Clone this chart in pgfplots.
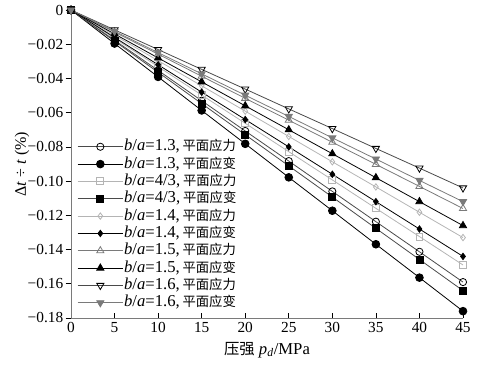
\documentclass[border=0pt]{standalone}
\usepackage{pgfplots}
\pgfplotsset{compat=1.18}
\usepackage{fontspec}
\setmainfont{Liberation Serif}
\newfontfamily\cjk{Noto Sans CJK SC}
\definecolor{dgray}{HTML}{4A4A4A}
\definecolor{mgray}{HTML}{7A7A7A}
\definecolor{lgray}{HTML}{B4B4B4}
\newcommand{\ba}[2]{\textit{b}/\textit{a}=#1,\,{\cjk\fontsize{10}{10}\selectfont 平面#2}}
\begin{document}
\begin{tikzpicture}
\begin{axis}[
  scale only axis,
  width=294pt, height=231pt,
  xmin=0, xmax=45, ymin=-0.18, ymax=0,
  axis lines=left,
  axis line style={-, mgray, line width=0.7pt},
  tick align=inside,
  tick style={black, line width=0.5pt},
  major tick length=4pt,
  y tick style={xshift=-4pt},
  xtick={0,5,10,15,20,25,30,35,40,45},
  ytick={0,-0.02,-0.04,-0.06,-0.08,-0.1,-0.12,-0.14,-0.16,-0.18},
  yticklabels={0,−0.02,−0.04,−0.06,−0.08,−0.10,−0.12,−0.14,−0.16,−0.18},
  /pgf/number format/assume math mode=true,
  ticklabel style={font=\fontsize{11.5}{12}\selectfont},
  yticklabel style={xshift=-2.3pt},
  xlabel={{\cjk\fontsize{11.5}{12}\selectfont 压强} \textit{p}\textsubscript{\textit{d}}/MPa},
  ylabel={Δ\textit{t} ÷ \textit{t} (\%)},
  every axis x label/.style={at={(axis description cs:0.5,-0.104)}, anchor=center, font=\fontsize{12.5}{13}\selectfont},
  every axis y label/.style={at={(axis description cs:-0.125,0.5)}, rotate=90, anchor=center, font=\fontsize{12}{13}\selectfont},
  clip=false,
  legend cell align=left,
  legend style={at={(axis description cs:0.0153,0.585)}, anchor=north west, draw=none, fill=white,
    font=\fontsize{12.5}{12.5}\selectfont, row sep=0pt, inner sep=0pt,
    nodes={inner sep=0.5pt, text height=9pt, text depth=3pt}},
  legend image code/.code={\draw[mark repeat=2, mark phase=2] plot coordinates {(0pt,0pt) (17pt,0pt) (34pt,0pt)};},
  every axis plot/.append style={line width=0.6pt},
]
\coordinate (SW) at (rel axis cs:0,0);
\coordinate (NE) at (rel axis cs:1,1);
\addplot[dgray, mark=o, mark size=2.7pt, mark options={black, fill=white, line width=0.6pt}] coordinates {
(0,0) (5,-0.0177) (10,-0.0353) (15,-0.0530) (20,-0.0707) (25,-0.0883) (30,-0.1060) (35,-0.1237) (40,-0.1413) (45,-0.159)};
\addlegendentry{\ba{1.3}{应力}}
\addplot[black, mark=*, mark size=2.9pt, mark options={black}] coordinates {
(0,0) (5,-0.0196) (10,-0.0391) (15,-0.0587) (20,-0.0782) (25,-0.0978) (30,-0.1173) (35,-0.1369) (40,-0.1564) (45,-0.176)};
\addlegendentry{\ba{1.3}{应变}}
\addplot[lgray, mark=square, mark size=2.6pt, mark options={lgray, fill=white, line width=0.7pt}] coordinates {
(0,0) (5,-0.0166) (10,-0.0331) (15,-0.0497) (20,-0.0662) (25,-0.0828) (30,-0.0993) (35,-0.1159) (40,-0.1324) (45,-0.149)};
\addlegendentry{\ba{4/3}{应力}}
\addplot[dgray, mark=square*, mark size=2.6pt, mark options={black}] coordinates {
(0,0) (5,-0.0182) (10,-0.0364) (15,-0.0547) (20,-0.0729) (25,-0.0911) (30,-0.1093) (35,-0.1276) (40,-0.1458) (45,-0.164)};
\addlegendentry{\ba{4/3}{应变}}
\addplot[lgray, mark=diamond, mark size=2.4pt, mark options={lgray, fill=white, line width=0.6pt}] coordinates {
(0,0) (5,-0.0148) (10,-0.0296) (15,-0.0443) (20,-0.0591) (25,-0.0739) (30,-0.0887) (35,-0.1034) (40,-0.1182) (45,-0.133)};
\addlegendentry{\ba{1.4}{应力}}
\addplot[black, mark=diamond*, mark size=2.4pt, mark options={black}] coordinates {
(0,0) (5,-0.0160) (10,-0.0320) (15,-0.0480) (20,-0.0640) (25,-0.0800) (30,-0.0960) (35,-0.1120) (40,-0.1280) (45,-0.144)};
\addlegendentry{\ba{1.4}{应变}}
\addplot[mgray, mark=triangle, mark size=3.1pt, mark options={mgray, fill=white, line width=0.6pt}] coordinates {
(0,0) (5,-0.0129) (10,-0.0258) (15,-0.0387) (20,-0.0516) (25,-0.0644) (30,-0.0773) (35,-0.0902) (40,-0.1031) (45,-0.116)};
\addlegendentry{\ba{1.5}{应力}}
\addplot[black, mark=triangle*, mark size=3.1pt, mark options={black}] coordinates {
(0,0) (5,-0.0140) (10,-0.0280) (15,-0.0420) (20,-0.0560) (25,-0.0700) (30,-0.0840) (35,-0.0980) (40,-0.1120) (45,-0.126)};
\addlegendentry{\ba{1.5}{应变}}
\addplot[dgray, mark=triangle, mark size=3.1pt, mark options={black, fill=white, rotate=180, line width=0.6pt}] coordinates {
(0,0) (5,-0.0116) (10,-0.0231) (15,-0.0347) (20,-0.0462) (25,-0.0578) (30,-0.0693) (35,-0.0809) (40,-0.0924) (45,-0.104)};
\addlegendentry{\ba{1.6}{应力}}
\addplot[mgray, mark=triangle*, mark size=3.1pt, mark options={mgray, rotate=180}] coordinates {
(0,0) (5,-0.0124) (10,-0.0249) (15,-0.0373) (20,-0.0498) (25,-0.0622) (30,-0.0747) (35,-0.0871) (40,-0.0996) (45,-0.112)};
\addlegendentry{\ba{1.6}{应变}}
\end{axis}
\pgfresetboundingbox
\path ([shift={(-53.25pt,-35.25pt)}]SW) rectangle ([shift={(13.5pt,7.5pt)}]NE);
\end{tikzpicture}
\end{document}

PROBLEM DESCRIPTION — Omit the pictures and give the material again, exactly and in full.

THE ANSWER —
Clone this chart in pgfplots.
\documentclass[border=0pt]{standalone}
\usepackage{pgfplots}
\pgfplotsset{compat=1.18}
\usepackage{fontspec}
\setmainfont{Liberation Serif}
\newfontfamily\cjk{Noto Sans CJK SC}
\definecolor{dgray}{HTML}{4A4A4A}
\definecolor{mgray}{HTML}{7A7A7A}
\definecolor{lgray}{HTML}{B4B4B4}
\newcommand{\ba}[2]{\textit{b}/\textit{a}=#1,\,{\cjk\fontsize{10}{10}\selectfont 平面#2}}
\begin{document}
\begin{tikzpicture}
\begin{axis}[
  scale only axis,
  width=294pt, height=231pt,
  xmin=0, xmax=45, ymin=-0.18, ymax=0,
  axis lines=left,
  axis line style={-, mgray, line width=0.7pt},
  tick align=inside,
  tick style={black, line width=0.5pt},
  major tick length=4pt,
  y tick style={xshift=-4pt},
  xtick={0,5,10,15,20,25,30,35,40,45},
  ytick={0,-0.02,-0.04,-0.06,-0.08,-0.1,-0.12,-0.14,-0.16,-0.18},
  yticklabels={0,−0.02,−0.04,−0.06,−0.08,−0.10,−0.12,−0.14,−0.16,−0.18},
  /pgf/number format/assume math mode=true,
  ticklabel style={font=\fontsize{11.5}{12}\selectfont},
  yticklabel style={xshift=-2.3pt},
  xlabel={{\cjk\fontsize{11.5}{12}\selectfont 压强} \textit{p}\textsubscript{\textit{d}}/MPa},
  ylabel={Δ\textit{t} ÷ \textit{t} (\%)},
  every axis x label/.style={at={(axis description cs:0.5,-0.104)}, anchor=center, font=\fontsize{12.5}{13}\selectfont},
  every axis y label/.style={at={(axis description cs:-0.125,0.5)}, rotate=90, anchor=center, font=\fontsize{12}{13}\selectfont},
  clip=false,
  legend cell align=left,
  legend style={at={(axis description cs:0.0153,0.585)}, anchor=north west, draw=none, fill=white,
    font=\fontsize{12.5}{12.5}\selectfont, row sep=0pt, inner sep=0pt,
    nodes={inner sep=0.5pt, text height=9pt, text depth=3pt}},
  legend image code/.code={\draw[mark repeat=2, mark phase=2] plot coordinates {(0pt,0pt) (17pt,0pt) (34pt,0pt)};},
  every axis plot/.append style={line width=0.6pt},
]
\coordinate (SW) at (rel axis cs:0,0);
\coordinate (NE) at (rel axis cs:1,1);
\addplot[dgray, mark=o, mark size=2.7pt, mark options={black, fill=white, line width=0.6pt}] coordinates {
(0,0) (5,-0.0177) (10,-0.0353) (15,-0.0530) (20,-0.0707) (25,-0.0883) (30,-0.1060) (35,-0.1237) (40,-0.1413) (45,-0.159)};
\addlegendentry{\ba{1.3}{应力}}
\addplot[black, mark=*, mark size=2.9pt, mark options={black}] coordinates {
(0,0) (5,-0.0196) (10,-0.0391) (15,-0.0587) (20,-0.0782) (25,-0.0978) (30,-0.1173) (35,-0.1369) (40,-0.1564) (45,-0.176)};
\addlegendentry{\ba{1.3}{应变}}
\addplot[lgray, mark=square, mark size=2.6pt, mark options={lgray, fill=white, line width=0.7pt}] coordinates {
(0,0) (5,-0.0166) (10,-0.0331) (15,-0.0497) (20,-0.0662) (25,-0.0828) (30,-0.0993) (35,-0.1159) (40,-0.1324) (45,-0.149)};
\addlegendentry{\ba{4/3}{应力}}
\addplot[dgray, mark=square*, mark size=2.6pt, mark options={black}] coordinates {
(0,0) (5,-0.0182) (10,-0.0364) (15,-0.0547) (20,-0.0729) (25,-0.0911) (30,-0.1093) (35,-0.1276) (40,-0.1458) (45,-0.164)};
\addlegendentry{\ba{4/3}{应变}}
\addplot[lgray, mark=diamond, mark size=2.4pt, mark options={lgray, fill=white, line width=0.6pt}] coordinates {
(0,0) (5,-0.0148) (10,-0.0296) (15,-0.0443) (20,-0.0591) (25,-0.0739) (30,-0.0887) (35,-0.1034) (40,-0.1182) (45,-0.133)};
\addlegendentry{\ba{1.4}{应力}}
\addplot[black, mark=diamond*, mark size=2.4pt, mark options={black}] coordinates {
(0,0) (5,-0.0160) (10,-0.0320) (15,-0.0480) (20,-0.0640) (25,-0.0800) (30,-0.0960) (35,-0.1120) (40,-0.1280) (45,-0.144)};
\addlegendentry{\ba{1.4}{应变}}
\addplot[mgray, mark=triangle, mark size=3.1pt, mark options={mgray, fill=white, line width=0.6pt}] coordinates {
(0,0) (5,-0.0129) (10,-0.0258) (15,-0.0387) (20,-0.0516) (25,-0.0644) (30,-0.0773) (35,-0.0902) (40,-0.1031) (45,-0.116)};
\addlegendentry{\ba{1.5}{应力}}
\addplot[black, mark=triangle*, mark size=3.1pt, mark options={black}] coordinates {
(0,0) (5,-0.0140) (10,-0.0280) (15,-0.0420) (20,-0.0560) (25,-0.0700) (30,-0.0840) (35,-0.0980) (40,-0.1120) (45,-0.126)};
\addlegendentry{\ba{1.5}{应变}}
\addplot[dgray, mark=triangle, mark size=3.1pt, mark options={black, fill=white, rotate=180, line width=0.6pt}] coordinates {
(0,0) (5,-0.0116) (10,-0.0231) (15,-0.0347) (20,-0.0462) (25,-0.0578) (30,-0.0693) (35,-0.0809) (40,-0.0924) (45,-0.104)};
\addlegendentry{\ba{1.6}{应力}}
\addplot[mgray, mark=triangle*, mark size=3.1pt, mark options={mgray, rotate=180}] coordinates {
(0,0) (5,-0.0124) (10,-0.0249) (15,-0.0373) (20,-0.0498) (25,-0.0622) (30,-0.0747) (35,-0.0871) (40,-0.0996) (45,-0.112)};
\addlegendentry{\ba{1.6}{应变}}
\end{axis}
\pgfresetboundingbox
\path ([shift={(-53.25pt,-35.25pt)}]SW) rectangle ([shift={(13.5pt,7.5pt)}]NE);
\end{tikzpicture}
\end{document}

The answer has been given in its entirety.